It's hard to imagine that until a few months ago it was very difficult to get a decent Arm desktop / laptop. I imagine lots of developers working now to fix outstanding Arm bugs / issues.

giantrobot5y ago

While I'm sure lots of projects have actual ARM-related bugs, there was a whole class of "we didn't expect this platform/arch combination" compilation bugs that have seen fixes lately. It's not that the code has bugs on ARM, a lot of OSS has been compiling on ARM for a decade (or more) thanks to Raspberry Pis, Chromebooks, and Android but built scripts didn't understand "darwin/arm64". Back in December installing stuff on an M1 Mac via Homebrew was a pain but it's gotten significantly easier over the past few months.

But a million (est) new general purpose ARM computers hitting the population certainly affects the prioritizing of ARM issues in a bug tracker.

1 more reply

mhh__5y ago

> compiler backends to Arm that want a piece of that sweet performance pie

How many compilers didn't support ARM?

titzer5y ago

A lot of hobbyist ones, e.g. But even for mainstream compilers, arm has been a second-class citizen where developers would not necessarily test on arm. E.g. I used to work on V8, and we had partners at ARM who would help support the 32- and 64-bit ports. While I often did go ahead and port my changes to arm, it wasn't always required, as they could do heavy lifting and debugging for us, sometimes. We didn't have arm hardware on our desks to test; V8 literally has its own CPU simulators built into it, just for running the generated code from its own JITs. We had good regression testing infrastructure, but there is nothing quite like having first-class, on-desk hardware to test with, preferrably to develop directly on.

dhruvdh5y ago

They are licensing ARM cores; which as of now cannot compete with Apple silicon.

While there are using some future ARM core, and I've read rumors that future designs might try to emulate what has made Apple cores successful; we cannot say whether Apple designs will stagnate or continue to improve at current rate.

There is potential for competition from Qualcomm after their Nuvia acquisition though.

ac295y ago

Maybe not in single threaded performance, but Apple has no server grade parts. Ampere, for example, is shipping an 80 core ARM N1 processor that puts out some truely impressive multithreaded performance. An M1 Mac is an entirely different market - making a fast 4+4 core laptop processor doesn't neccesarily translate into making a fast 64+ core server processor.

martinald5y ago

To be honest it does though. You could take 10 M1 chips (40+40 cores, with around 30TFLOPS of GPU) put them into a server and even at full load you would be at 150W, which is about half of the high core count Xeons. Obviously not as simple as that, but the thermal fundamentals are right.

The 40 core Xeon also costs around 10k.

There's rumors that the new iMac will have a 20 core M1 (16+4). I imagine that will be faster than even the top line $10k Xeon.
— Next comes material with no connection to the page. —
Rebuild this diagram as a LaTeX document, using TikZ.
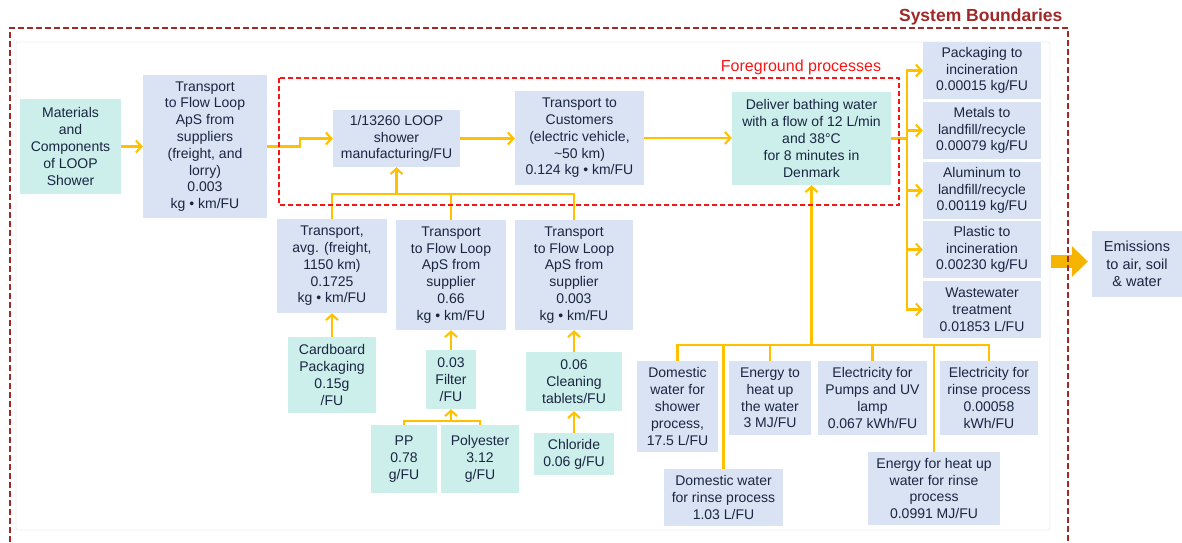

I have absolutely no doubt apple could put together a server based on the M1 which would wipe the floor with Intel if they wanted to. But I very much doubt they will since it is so far out of their core competencies these days.

I have absolutely no doubt apple could produce a ridiculously good server CPU from the M1. I doubt they will actually do it though.

2 more replies

devmor5y ago

What do you mean ARM cores can't compete with Apple silicon? "Apple silicon" are ARM cores.

mlyle5y ago

He means cores made by ARM, not cores implementing the ARM ISA. Currently, the cores designed by ARM cannot touch the Apple M1.

dharmab5y ago

Apple Silicon is compatible with the ARM instruction set but they are not "just ARM cores" in their internal design.

adgjlsfhk15y ago

It seems weird to me to say that arm cores can't compete with apple silicon given that apple doesn't own fabs. They are using arm cores on TSMC silicon (exactly the same as this).

seabrookmx5y ago

> They are using arm cores on TSMC silicon (exactly the same as this)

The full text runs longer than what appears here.